Petrobras.9.Thmb.jpg Petrobras signs $10 bn loan deal with China

Oil.9.jpg
EFE | 06 Nov, 2009
Brazilian state-controlled energy giant Petrobras said that it has signed a contract finalising a 10-year, $10 billion loan from China Development Bank (CDB) Corp, the biggest-ever financing deal between a Chinese entity and a Brazilian firm.

"This funding is relevant not only due to the amounts involved, but also because it represents a new phase of relationship between developing countries," Petrobras CFO Almir Barbassa said in a statement Wednesday.

The executive represented Petrobras at the signing ceremony Tuesday in Beijing, the statement read.

Negotiators had been hammering out the terms of the financing deal since May, when it was first announced during President Luiz Inacio Lula da Silva's visit to China.

Petrobras said it will give preference to Chinese companies in using the loan for the purchase of goods and services and also announced it will pay back part of the loan with proceeds from the sale of oil to China.

The Brazilian oil firm will increase its sale of crude to Unipec Asia, a unit of Chinese state oil company Sinopec, to 150,000 barrels per day (bpd) in the first year of the agreement and up to 200,000 bpd during the subsequent nine years.

When Petrobras makes the first disbursement of funds from the loan, the long-term agreement on oil exports to Unipec Asia also will go into effect, the Brazilian oil giant said.

The company said that even though the loan is a "trigger" for the export agreement the two deals are independent and Brazil's oil should not be considered as collateral for the financing arrangement.

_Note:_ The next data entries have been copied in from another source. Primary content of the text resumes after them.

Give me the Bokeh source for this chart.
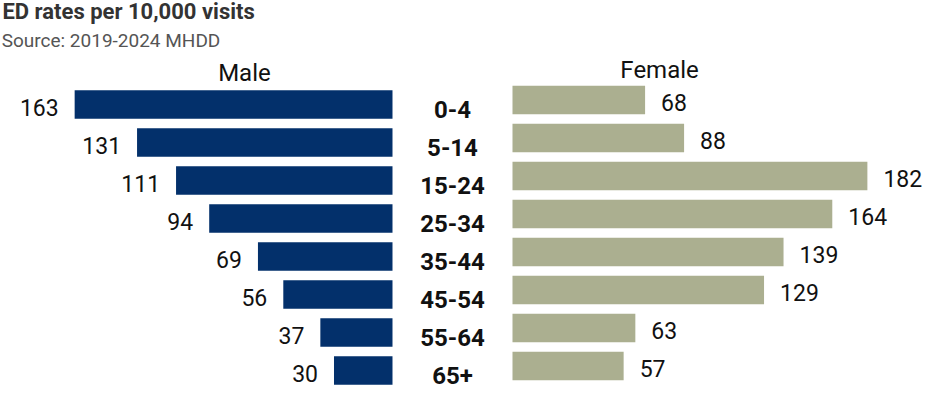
from bokeh.plotting import figure
from bokeh.models import Range1d, ColumnDataSource, Label
from bokeh.core.properties import value
from bokeh.embed import file_html
from bokeh.resources import INLINE

# ---- data ----
age_groups = ["0-4", "5-14", "15-24", "25-34", "35-44", "45-54", "55-64", "65+"]
male_rates = [163, 131, 111, 94, 69, 56, 37, 30]
female_rates = [68, 88, 182, 164, 139, 129, 63, 57]
title_text = "ED rates per 10,000 visits"
source_text = "Source: 2019-2024 MHDD"

# ---- layout parameters ----
GAP = 30.77          # half gap between the two sides, in data units
MALE_COLOR = "#03306B"
FEMALE_COLOR = "#ABAF90"
NUM_FONT = "Roboto"

n = len(age_groups)
rows = list(range(n))

male_src = ColumnDataSource(dict(
    y=rows,
    left=[-(v + GAP) for v in male_rates],
    right=[-GAP] * n,
    ty=[r + 0.08 for r in rows],
    label=[str(v) for v in male_rates],
))
female_src = ColumnDataSource(dict(
    y=[r - 0.12 for r in rows],
    left=[GAP] * n,
    right=[GAP + v for v in female_rates],
    ty=[r - 0.06 for r in rows],
    label=[str(v) for v in female_rates],
))
cat_src = ColumnDataSource(dict(x=[0] * n, y=[r + 0.13 for r in rows], label=age_groups))

p = figure(width=927, height=398,
           x_range=Range1d(-231.8, 243.6), y_range=Range1d(7.737, -2.737),
           output_backend="svg", toolbar_location=None,
           x_axis_location=None, y_axis_location=None, min_border=0)
p.outline_line_color = None
p.grid.visible = False
p.background_fill_color = "white"

p.hbar(y="y", left="left", right="right", height=0.75, source=male_src,
       fill_color=MALE_COLOR, line_color=None)
p.hbar(y="y", left="left", right="right", height=0.75, source=female_src,
       fill_color=FEMALE_COLOR, line_color=None)

p.text(x="left", y="ty", text="label", source=male_src, text_align="right",
       text_baseline="middle", x_offset=-16, text_font=value(NUM_FONT),
       text_font_size="23px", text_color="#111111")
p.text(x="right", y="ty", text="label", source=female_src, text_align="left",
       text_baseline="middle", x_offset=16, text_font=value(NUM_FONT),
       text_font_size="23px", text_color="#111111")
p.text(x="x", y="y", text="label", source=cat_src, text_align="center",
       text_baseline="middle", text_font=value("Roboto"), text_font_style="bold",
       text_font_size="24px", text_color="#111111")

p.add_layout(Label(x=-106.7, y=-0.82, text="Male", text_align="center",
                   text_baseline="middle", text_font="Roboto",
                   text_font_size="24px", text_color="#111111"))
p.add_layout(Label(x=106.2, y=-0.92, text="Female", text_align="center",
                   text_baseline="middle", text_font="Roboto",
                   text_font_size="24px", text_color="#111111"))
p.add_layout(Label(x=-230.8, y=-2.44, text=title_text, text_align="left",
                   text_baseline="middle", text_font="Roboto", text_font_style="bold",
                   text_font_size="22px", text_color="#333333"))
p.add_layout(Label(x=-231.2, y=-1.68, text=source_text, text_align="left",
                   text_baseline="middle", text_font="Roboto",
                   text_font_size="19px", text_color="#555555"))

open("out.html", "w").write(file_html(p, INLINE))
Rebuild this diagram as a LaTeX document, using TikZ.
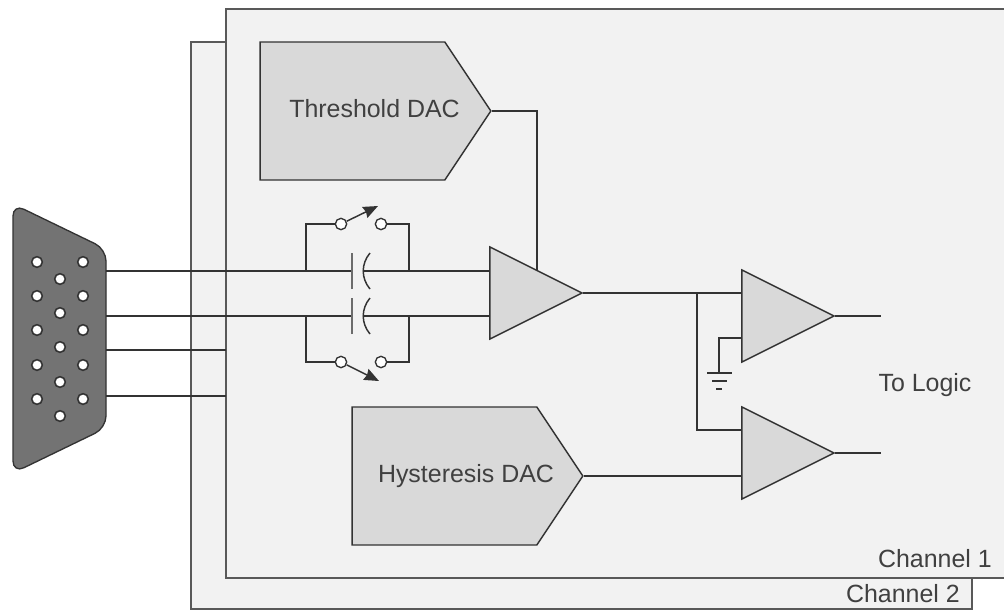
\documentclass[tikz,border=0pt]{standalone}
\usepackage{fontspec}
\setmainfont{Liberation Sans}
\usetikzlibrary{shapes.geometric,shapes.symbols,arrows.meta}
\definecolor{panelgray}{HTML}{F2F2F2}
\definecolor{partgray}{HTML}{D9D9D9}
\definecolor{plugray}{HTML}{737373}
\definecolor{wiregray}{HTML}{333333}
\definecolor{textgray}{HTML}{404040}
\begin{document}
\begin{tikzpicture}[x=0.75pt,y=-0.75pt]
\tikzstyle{wire}=[draw=wiregray,line width=1.1pt];
\tikzstyle{panel}=[draw=gray!70!black,line width=1.2pt,fill=panelgray];
\tikzstyle{amp}=[draw=wiregray,line width=1.1pt,fill=partgray,isosceles triangle,isosceles triangle apex angle=90,isosceles triangle stretches,inner sep=0pt,minimum width=69pt,minimum height=69pt,anchor=apex];
\tikzstyle{dac}=[draw=wiregray,line width=1.1pt,fill=partgray,signal,signal to=east,signal pointer angle=112.6,inner sep=0pt,minimum width=173pt,minimum height=103.5pt];
\tikzstyle{contact}=[draw=wiregray,line width=1pt,fill=white,circle,inner sep=0pt,minimum size=8.5pt];
\tikzstyle{pinhole}=[draw=wiregray,line width=1.2pt,fill=white,circle,inner sep=0pt,minimum size=8pt];
\tikzstyle{label}=[text=textgray,font=\fontsize{18.7}{22}\selectfont,inner sep=0pt];
\useasboundingbox (0,0) rectangle (1004,612);

  % channel panels
  \draw[panel] (972,578) -- (972,609) -- (191,609) -- (191,42) -- (226,42) -- (1004,42) -- (1004,578) -- cycle;
  \fill[white] (973,579) rectangle (1004,612);
  \draw[panel] (1005,9) -- (226,9) -- (226,578) -- (1005,578);
  \node[label,anchor=east] (ch1) at (992,559) {Channel 1};
  \node[label,anchor=east] (ch2) at (960,593.5) {Channel 2};

  % plug
  \draw[draw=wiregray,line width=1pt,fill=plugray,rounded corners=9pt] (13,204) -- (106,249) -- (106,428) -- (13,473) -- cycle;
  \foreach \y in {262,296,330,365,399} {
    \node[pinhole] at (37,\y) {};
    \node[pinhole] at (83,\y) {};
  }
  \foreach \y in {279,313,347,382,416}
    \node[pinhole] at (60,\y) {};

  % parts
  \node[dac] (thr) at (352.5,111) {};
  \node[dac] (hys) at (444.5,476) {};
  \node[label] (thrl) at (374.5,109) {Threshold DAC};
  \node[label] (hysl) at (466,476.5) {Hysteresis DAC};
  \node[amp] (a) at (583,293) {};
  \node[amp] (b) at (835,316) {};
  \node[amp] (c) at (835,453) {};
  \node[label] (logic) at (925,385.5) {To Logic};

  \coordinate (p1) at (106,271);
  \coordinate (p2) at (106,316);
  \coordinate (p3) at (106,350);
  \coordinate (p4) at (106,396);
  \coordinate (e3) at (226,350);
  \coordinate (e4) at (226,396);
  \coordinate (c1l) at (352,271);
  \coordinate (c1r) at (363,271);
  \coordinate (c2l) at (352,316);
  \coordinate (c2r) at (363,316);
  \coordinate (a1) at (490,271);
  \coordinate (a2) at (490,316);
  \coordinate (a3) at (537,270);
  \coordinate (b1) at (742,293);
  \coordinate (b2) at (742,338);
  \coordinate (c1) at (742,430);
  \coordinate (c2) at (742,476);
  \coordinate (o1) at (881,316);
  \coordinate (o2) at (881,453);
  \coordinate (g) at (719,373);

  \foreach \from/\to in {p1/c1l, p2/c2l, p3/e3, p4/e4, c1r/a1, c2r/a2, b.apex/o1, c.apex/o2, hys.east/c2}
\draw [wire] (\from) -- (\to);

  % capacitor plates
  \foreach \l/\r in {c1l/c1r, c2l/c2r} {
    \draw [wire,draw=gray!85!black] ([yshift=-13.5]\l) -- ([yshift=13.5]\l);
    \draw [wire] ([xshift=5.25,yshift=-13.5]\r) to[bend left=40] ([xshift=5.25,yshift=13.5]\r);
  }

  % switches
  \node[contact] (s1) at (341,224) {};
  \node[contact] (s2) at (381,224) {};
  \node[contact] (s3) at (341,362) {};
  \node[contact] (s4) at (381,362) {};
  \coordinate (t1) at (378,206);
  \coordinate (t2) at (379,381);
  \draw [wire] (306,271) |- (s1);
  \draw [wire] (s2) -| (409,271);
  \draw [wire] (306,316) |- (s3);
  \draw [wire] (s4) -| (409,316);
  \draw [wire,-{Stealth[length=11pt,width=9pt,inset=1pt]}] (s1) -- (t1);
  \draw [wire,-{Stealth[length=11pt,width=9pt,inset=1pt]}] (s3) -- (t2);

  % feeds
  \draw [wire] (thr.east) -| (a3);
  \draw [wire] (a.apex) -- (b1);
  \draw [wire] (697,293) |- (c1);
  \draw [wire] (b2) -| (g);
  \draw [wire] (707,373) -- (732,373);
  \draw [wire] (712,381) -- (727,381);
  \draw [wire] (716,389) -- (722,389);

\end{tikzpicture}
\end{document}
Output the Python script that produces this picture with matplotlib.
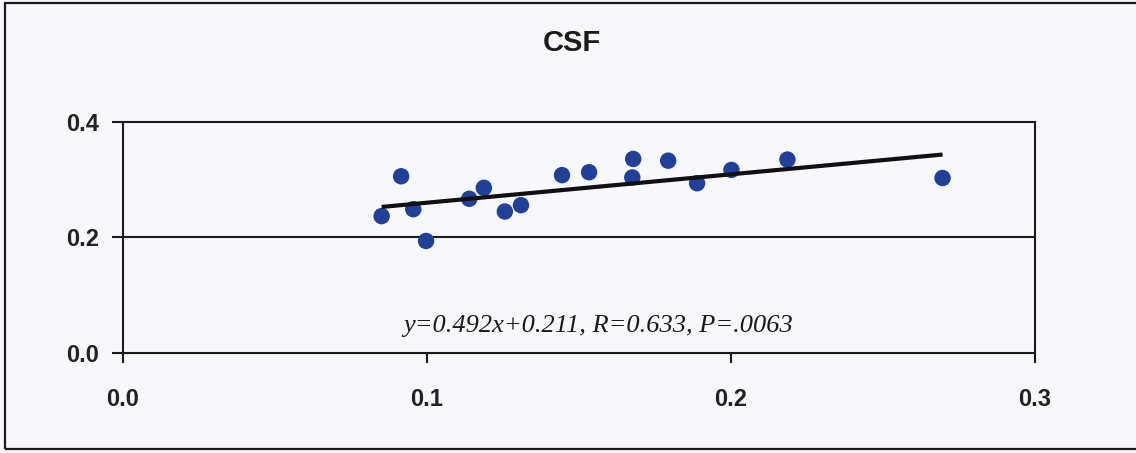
import matplotlib
matplotlib.use("Agg")
import matplotlib.pyplot as plt
from matplotlib.patches import Rectangle
import numpy as np

# CSF measurements
x_vals = [0.0852, 0.0916, 0.0956, 0.0998, 0.1140, 0.1188, 0.1257, 0.1310,
          0.1445, 0.1534, 0.1679, 0.1676, 0.1794, 0.1889, 0.2002, 0.2186,
          0.2696]
y_vals = [0.237, 0.306, 0.249, 0.194, 0.267, 0.286, 0.245, 0.256,
          0.308, 0.313, 0.336, 0.304, 0.333, 0.294, 0.317, 0.335,
          0.303]

# regression parameters
slope = 0.492
intercept = 0.211
fit_label = "y=0.492x+0.211, R=0.633, P=.0063"

x_ticks = [0.0, 0.1, 0.2, 0.3]
y_ticks = [0.0, 0.2, 0.4]
title = "CSF"

W, H = 1136, 453
bg = "#f7f8fc"
fig = plt.figure(figsize=(W / 100, H / 100), dpi=100, facecolor=bg)

# outer chart frame (right edge runs past the figure)
fig.patches.append(Rectangle((5 / W, 4 / H), (1145 - 5) / W, (450 - 4) / H,
                             transform=fig.transFigure, fill=False,
                             edgecolor="#1a1a1a", linewidth=1.6))

ax = fig.add_axes([122.5 / W, 1 - 353 / H, (1035 - 122.5) / W, (353 - 122) / H])
ax.set_facecolor(bg)
ax.set_xlim(0, 0.3)
ax.set_ylim(0, 0.4)

ax.axhline(0.2, color="#1a1a1a", linewidth=1.5, zorder=1)

ax.scatter(x_vals, y_vals, s=140, color="#21409a", edgecolors="none", zorder=3)

xs = np.array([min(x_vals), max(x_vals)])
ax.plot(xs, slope * xs + intercept, color="#111111", linewidth=3.0,
        solid_capstyle="butt", zorder=4)

for side in ax.spines.values():
    side.set_color("#1a1a1a")
    side.set_linewidth(1.5)

ax.set_xticks(x_ticks)
ax.set_yticks(y_ticks)
ax.set_xticklabels([f"{v:.1f}" for v in x_ticks])
ax.set_yticklabels([f"{v:.1f}" for v in y_ticks])
ax.tick_params(axis="x", direction="out", length=7, width=1.5, pad=18,
               colors="#1a1a1a", labelsize=17)
ax.tick_params(axis="y", direction="out", length=8, width=1.5, pad=9,
               colors="#1a1a1a", labelsize=17)
for lab in ax.get_xticklabels() + ax.get_yticklabels():
    lab.set_fontfamily("Liberation Sans")
    lab.set_fontweight("bold")
    lab.set_color("#222222")

ax.text(0.1565, 0.046, fit_label, fontfamily="Liberation Serif",
        fontstyle="italic", fontsize=19, ha="center", va="center",
        color="#1a1a1a")

fig.text(572 / W, 1 - 43 / H, title, fontfamily="Liberation Sans",
         fontweight="bold", fontsize=21, ha="center", va="center",
         color="#1a1a1a")

fig.savefig("out.png", dpi=100, facecolor=bg)
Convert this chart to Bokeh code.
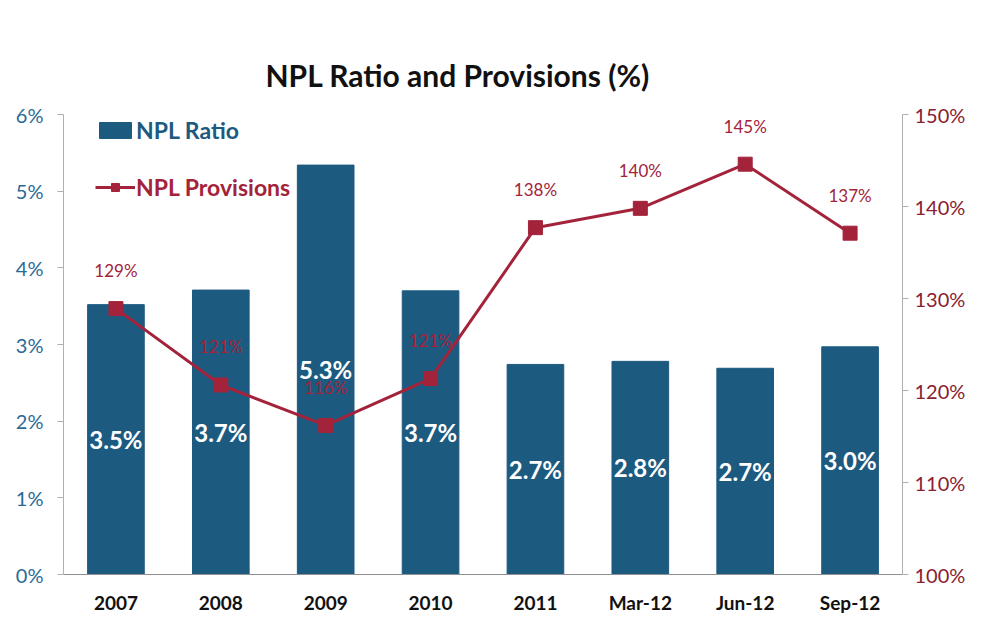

Petrobras also said the CDB funds will be used to fund part of its $174.4 billion export plan for the 2009-13 period, an amount that is 55.2 percent higher than that of the five-year plan ending in 2012 and the largest in the company's history.

The 2009-13 plan includes roughly $29 billion for the first phase of development in the pre-salt region, a massive new, offshore oil frontier that is so-named because the estimated 80 billion barrels of oil equivalent it may contain are located deep below the ocean floor under an unstable layer of salt.

If the most optimistic estimates prove correct, the pre-salt deposits could translate into a nearly six-fold increase in Brazil's current proven reserves of 14 billion barrels and transform the South American nation into a major oil power.

But accessing them will be very costly and pose an enormous technical challenge because, among other things, it will require boring through a shifting layer of salt that is as much as a mile thick in some places.